Meet Thailand's tattoo master
Travelers near and far seek his modern sak yants, or spiritual tattoos.
When Angelina Jolie showed off her first Thai tattoo 15 years ago—five lines of Buddhist blessings running down her back—she raised the country's international status for spiritual tattoos. The artist, Ajarn Noo Kanpai, quickly rose to celebrity status, driving the growth of tattoo tourism to Thailand.
For thousands of years, Thai culture has cherished the spiritual powers of sak yants, mystical tattoos inked by Buddhist monks and masters of magic. Thailand’s warrior king, Naresuan the Great, ruled Siam until 1605 and was rumored to wage wars and declare freedom to the kingdom of Ayutthaya thanks to one source of protection: sak yants.
Originating in Southeast Asia, sak yants (derived from the word yantra, meaning Buddhist psalms and sacred scriptures weaved into geometric designs) were once a way to shield warriors marching into battle, making them invincible against arrows. In modern times, sak yants have morphed into markers of mafia and gangsters, who use the tattoos’ protective blessings to perform acts of crime. “This is why I designed the ha taew, or five rows,” explains sak yant master, Ajarn Noo Kanpai, referring to five rows of Buddhist scripture (found in Jolie’s tattoo), starting the day Buddha was born and ending with his enlightenment. “Ha taew is meant to bring positive and balanced blessings into people's lives.”
Noo got into the artform when he was in fourth grade, pouring over the pages of his grandfather’s white magic books.

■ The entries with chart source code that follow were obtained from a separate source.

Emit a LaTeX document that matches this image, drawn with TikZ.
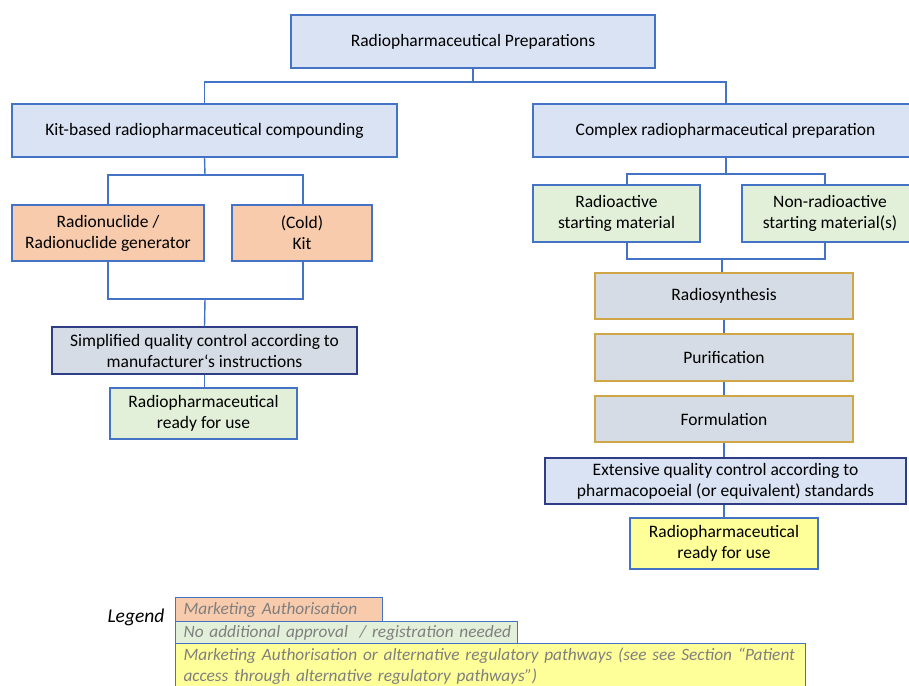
\documentclass[tikz,border=0pt]{standalone}
\usepackage{fontspec}
\setmainfont{Carlito}
\definecolor{lblue}{HTML}{DAE3F3}
\definecolor{lorange}{HTML}{F8CBAD}
\definecolor{lgreen}{HTML}{E2F0D9}
\definecolor{lgray}{HTML}{D6DCE5}
\definecolor{lyellow}{HTML}{FFFF99}
\definecolor{edgeblue}{HTML}{4472C4}
\definecolor{navy}{HTML}{2F3E84}
\definecolor{gold}{HTML}{CFA746}
\definecolor{legtext}{HTML}{7F7F7F}
\tikzset{
  box/.style={draw=edgeblue, line width=1.2pt, inner sep=0pt, align=center,
    font=\fontsize{17.5}{21}\selectfont, text=black},
  bluebox/.style={box, fill=lblue},
  orangebox/.style={box, fill=lorange},
  greenbox/.style={box, fill=lgreen},
  graybox/.style={box, fill=lgray, draw=navy},
  goldbox/.style={box, fill=lgray, draw=gold, line width=1.4pt},
  qcbox/.style={box, fill=lblue, draw=navy},
  yellowbox/.style={box, fill=lyellow},
  legbox/.style={draw=edgeblue, line width=1.2pt, inner xsep=8pt, inner ysep=0pt, anchor=north west,
    align=left, text=legtext, font=\fontsize{17.3}{21}\selectfont\itshape},
  conn/.style={draw=edgeblue, line width=1.4pt}
}
\begin{document}
\begin{tikzpicture}[x=1pt,y=-1pt]
\useasboundingbox (0,0) rectangle (909,685);
% main nodes
\node[bluebox, minimum width=364pt, minimum height=53pt] (top) at (473,41.5) {Radiopharmaceutical Preparations};
\node[bluebox, minimum width=385pt, minimum height=53pt] (kit) at (204.5,130.5) {Kit-based radiopharmaceutical compounding};
\node[bluebox, minimum width=385pt, minimum height=53pt] (cplx) at (725.5,130.5) {Complex radiopharmaceutical preparation};
\node[orangebox, minimum width=192pt, minimum height=56pt] (rn) at (108,233) {Radionuclide /\\Radionuclide generator};
\node[orangebox, minimum width=140pt, minimum height=56pt] (cold) at (302,233) {(Cold)\\Kit};
\node[graybox, minimum width=305pt, minimum height=47pt] (sqc) at (204.5,350.5) {Simplified quality control according to\\manufacturer‘s instructions};
\node[greenbox, minimum width=187pt, minimum height=51pt] (rdyL) at (203.5,413.5) {Radiopharmaceutical\\ready for use};
\node[greenbox, minimum width=167pt, minimum height=57pt] (ra) at (616.5,213.5) {Radioactive\\starting material};
\node[greenbox, minimum width=176pt, minimum height=57pt] (nra) at (830,213.5) {Non-radioactive\\starting material(s)};
\node[goldbox, minimum width=258pt, minimum height=46pt] (rs) at (724,296) {Radiosynthesis};
\node[goldbox, minimum width=258pt, minimum height=47pt] (pur) at (724,357.5) {Purification};
\node[goldbox, minimum width=258pt, minimum height=46pt] (form) at (724,419) {Formulation};
\node[qcbox, minimum width=361pt, minimum height=46pt] (eqc) at (725.5,481) {Extensive quality control according to\\pharmacopoeial (or equivalent) standards};
\node[yellowbox, minimum width=188pt, minimum height=51pt] (rdyR) at (724,543.5) {Radiopharmaceutical\\ready for use};
% connectors
\coordinate (j1) at (473,82);
\draw[conn] (top.south) -- (j1);
\draw[conn] (kit.north) |- (j1) -| ([xshift=0.5pt]cplx.north);
\coordinate (j2) at (205,175);
\draw[conn] (kit.south) -- (j2);
\draw[conn] (rn.north) |- (j2) -| ([xshift=1pt]cold.north);
\coordinate (j3) at (205,299);
\draw[conn] (rn.south) |- (j3) -| ([xshift=1pt]cold.south);
\draw[conn] (j3) -- (sqc.north);
\draw[conn] (sqc.south) -- (rdyL.north -| sqc.south);
\coordinate (j4) at (726,174);
\draw[conn] (cplx.south -| j4) -- (j4);
\draw[conn] ([xshift=10.5pt]ra.north) |- (j4) -| ([xshift=-5pt]nra.north);
\coordinate (j5) at (722,259);
\draw[conn] ([xshift=10.5pt]ra.south) |- (j5) -| ([xshift=-5pt]nra.south);
\draw[conn] (j5) -- (rs.north -| j5);
\draw[conn] (rs.south) -- (pur.north);
\draw[conn] (pur.south) -- (form.north);
\draw[conn] (form.south) -- (form.south |- eqc.north);
\draw[conn] (eqc.south -| rdyR.north) -- (rdyR.north);
% legend
\node[font=\fontsize{19.5}{22}\selectfont\itshape, anchor=west] (leg) at (104,617) {Legend};
\node[legbox, fill=lorange, minimum width=207pt, minimum height=24pt, text width=191pt] (l1) at (175,597) {\mbox{Marketing Authorisation}};
\node[legbox, fill=lgreen, minimum width=342pt, minimum height=22pt, text width=326pt] (l2) at (175,621) {\mbox{No additional approval \ / registration needed}};
\node[legbox, fill=lyellow, minimum width=630pt, minimum height=45pt, text width=614pt, inner ysep=1pt, anchor=north west, font=\fontsize{17.3}{20.5}\selectfont\itshape] (l3) at (175,643) {\mbox{Marketing Authorisation or alternative regulatory pathways (see see Section “Patient}\\\mbox{access through alternative regulatory pathways”)}};
\end{tikzpicture}
\end{document}
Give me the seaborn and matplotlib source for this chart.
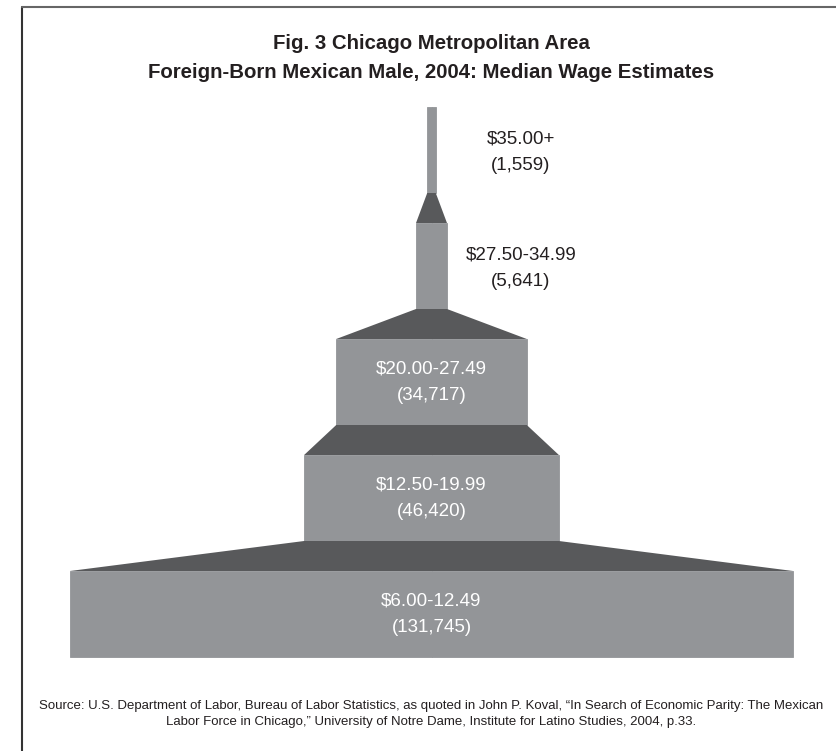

By the time he was a teenager, Noo was practicing ancient Khmer spells, and he used these scripts and Buddhist chants in conjunction with weapons as a leader in a gang. After multiple stabbings during a run-in with a rival gang (in which he’s said to leave sans scars), Noo traded in gang life for monkhood, rising the ranks at a temple in the Nonthaburi Province. When asked to become head of the temple, or “master,” Noo declined because he wanted to continue pursuing sak yant. “Even though I was really young at the time, I already knew sak yant was what I wanted to do with my life,” he says.
Spending years training under monks in temples across Thailand on a self-prescribed pilgrimage, Noo later started his own tattoo samnak, or institute, a two-story shrine sitting 20 miles outside Bangkok. “What you see nowadays from my sak yant art comes from my own ideas and designs that I adapted and created,” he says. “They are my way of sharing my thoughts, beliefs, and values to the world through my art.”
A few “disciples” earned Noo’s trust, and they trained for 10 years under the master to perfect sak yant in traditional bamboo method, piercing skin with a sharpened stick dipped in ink. But the only students he taught the sacred mantras, or incantations, for a “real” sak yant are his sons, Ajarn Joe and Ajarn Jay. “In the past, I would teach anyone who came to me asking for help, but I don't teach anyone how to do sak yants anymore,” Noo says. “There are a lot of people who can do the tattooing, but they don't know the mantras required for the blessings.”
Devotee Angelina Jolie, who now sports three of Noo’s designs (including the foot-long “King of Tigers”), and supermodels like Cara Delevingne helped expose sak yant on a global scale, but it was the tattoo master who popularized a particular type of sak yant—ha taew—that is now the most common form on ink. “Nowadays, when people think about sak yant, they see it for its positive meaning and spiritual blessings,” he says. “I believe that is my biggest impact to sak yant—changing its negative perception, opening up sak yant to all people, and spreading positivity to the world.”